Now, maybe she is just naive or gullible, or maybe she is downright balf-baked, but most of the product she is flogging through her booming e-commerce company Goop is at the batty end of dubious. Maybe she really believes in this stuff, or maybe she is merely unwilling to let good science stand in the way of making a buck or two.
One mainstay among the many varieties of snake oil Goop promotes is the wildly successful Clean Cleanse detox diet, designed by Paltrow's Uruguayan doctor Alejandro Junger and endorsed by multiple celebrities, and which largely involves avoiding anything pleasurable and replacing it with expensive proprietory powders, supplements and juices. Unfortunately, responsible nutritionists will tell you that our bodies really do not need detoxifying in this way, and that even if they did, the kinds of products and diets recommended by the cleansing industry would not be the way to go about it. There is no - repeat, no - scientific evidence at all that these kinds of detoxifying regimes achieve anything positive.

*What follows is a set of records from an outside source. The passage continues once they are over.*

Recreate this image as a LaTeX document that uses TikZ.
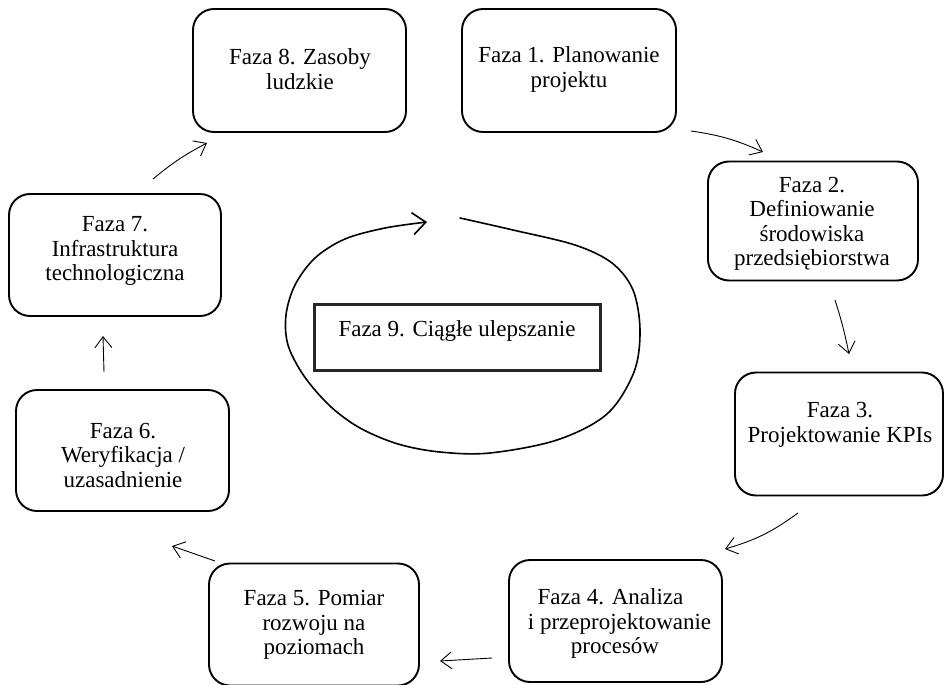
\documentclass[tikz,border=0pt]{standalone}
\usepackage{fontspec}
\setmainfont{Liberation Serif}
\usetikzlibrary{arrows.meta}
\begin{document}
\begin{tikzpicture}[x=1pt,y=-1pt,
  phase/.style={draw, rounded corners=21pt, line width=1.9pt, inner sep=0pt},
  centerbox/.style={draw=black!85, line width=2.8pt, inner sep=0pt},
  phasetext/.style={font=\fontsize{23}{24.5}\selectfont, align=center, inner sep=0pt},
  flow/.style={-{Straight Barb[length=11pt,width=17pt]}, line width=0.9pt},
  cycle/.style={-{Straight Barb[length=13pt,width=22pt]}, line width=1.6pt, line cap=round}
]
\useasboundingbox (0,0) rectangle (945,685);

% phase frames
\node[phase, minimum width=213pt, minimum height=123pt] (b8) at (299.5,70.5) {};
\node[phase, minimum width=214pt, minimum height=123pt] (b1) at (569,70.5) {};
\node[phase, minimum width=210pt, minimum height=119pt] (b2) at (813,221) {};
\node[phase, minimum width=208pt, minimum height=123pt] (b3) at (839,434) {};
\node[phase, minimum width=213pt, minimum height=122pt] (b4) at (615.5,621) {};
\node[phase, minimum width=210pt, minimum height=122pt] (b5) at (314,624.5) {};
\node[phase, minimum width=213pt, minimum height=121pt] (b6) at (122.5,450.5) {};
\node[phase, minimum width=212pt, minimum height=122pt] (b7) at (115,255) {};
\node[centerbox, minimum width=286pt, minimum height=66pt] (b9) at (457.5,337.5) {};

% phase titles
\node[phasetext] (t8) at (300,69) {Faza 8. Zasoby\\ludzkie};
\node[phasetext] (t1) at (569,69.5) {Faza 1. Planowanie\\projektu};
\node[phasetext] (t2) at (812,224) {Faza 2.\\Definiowanie\\środowiska\\przedsiębiorstwa};
\node[phasetext] (t3) at (840,425) {Faza 3.\\Projektowanie KPIs};
\node[phasetext] (t4) at (615,623.5) {Faza 4. Analiza\kern9pt\\\kern9pt i przeprojektowanie\\procesów};
\node[phasetext] (t5) at (314,625) {Faza 5. Pomiar\\rozwoju na\\poziomach};
\node[phasetext] (t6) at (123,455) {Faza 6.\\Weryfikacja /\\uzasadnienie};
\node[phasetext] (t7) at (115,251) {Faza 7.\\Infrastruktura\\technologiczna};
\node[phasetext] (t9) at (457,331) {Faza 9. Ciągłe ulepszanie};

% arrow ends between phases
\coordinate (s12) at (691,131);  \coordinate (e12) at (763,152);
\coordinate (s23) at (835,300);  \coordinate (e23) at (849,354);
\coordinate (s34) at (798,513);  \coordinate (e34) at (725,549);
\coordinate (s45) at (492,658);  \coordinate (e45) at (440,661);
\coordinate (s56) at (215,561);  \coordinate (e56) at (172,546);
\coordinate (s67) at (104,372);  \coordinate (e67) at (103,336);
\coordinate (s78) at (153,179);  \coordinate (e78) at (207,143);

\draw[flow] (s12) to[bend left=8] (e12);
\draw[flow] (s23) to[bend left=3] (e23);
\draw[flow] (s34) to[bend left=10] (e34);
\draw[flow] (s45) to (e45);
\draw[flow] (s56) to (e56);
\draw[flow] (s67) to (e67);
\draw[flow] (s78) to[bend left=6] (e78);

% continuous improvement loop around phase 9
\draw[cycle] plot[smooth, tension=0.55] coordinates {
  (460,218) (513,230) (575,245) (612,263) (633,290) (640,330) (634,372)
  (607,414) (557,440) (490,453) (440,452) (398,444) (360,428) (330,406)
  (304,376) (288,345) (286,315) (295,285) (315,258) (345,239) (385,228) (427,222)};
\end{tikzpicture}
\end{document}
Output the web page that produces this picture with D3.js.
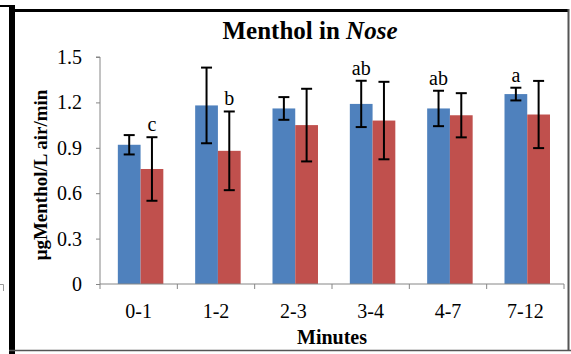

But what other lines of mystical and magical cures does Goop deal in?
  • Crystal therapy, the application of crystals, preferably wielded by a Goop "crystal shaman", in order to "transform our energy" in some unspecified beneficial way, is completely unscientific and unproven, as will probably not come as a big surprise to most people.
  • Colonics, essentially a kind of enema to eliminate the toxins we routinely ingest as part of modern life, is also not supported by any scientific evidence, and may even prove dangerous.
  • Homeopathy, the idea that ultra-diluted solutions (i.e. basically, water) can mysteriously help with all manner of diseases and health conditions, has been repeatedly discredited over the years.
  • The raw goat-milk cleanse, perhaps predictably, is a particularly ill-advised method of detoxifying, were such a thing even advisable in the first place. Pasteurization of milk products has become standard practice for a good reason.
  • Energy stickers, purportedly to "rebalance the energy frequency in our bodies" (whatever THAT might mean), were originally advertised as using a material developed by NASA for the American space program until NASA caught wind of it and called for their name to be removed. 
  • And perhaps Goop's pièce de résistance, vaginal jade eggs to "help cultivate sexual energy" and "invigorate our life force". Guess what, they are ineffective and potentially dangerous, increasing the risk of bacterial vaginosis or even toxic shock syndrome.
Now, you can just think of Gwyneth Paltrow as a harmless kook. But through her celebrity endorsement, and that of her influential celebrity friends, she is both wasting people's hard-earned money and encouraging an unjustifiable belief in scientifically unproven (and potentially dangerous) fringe ideas. Bad, bad, not good.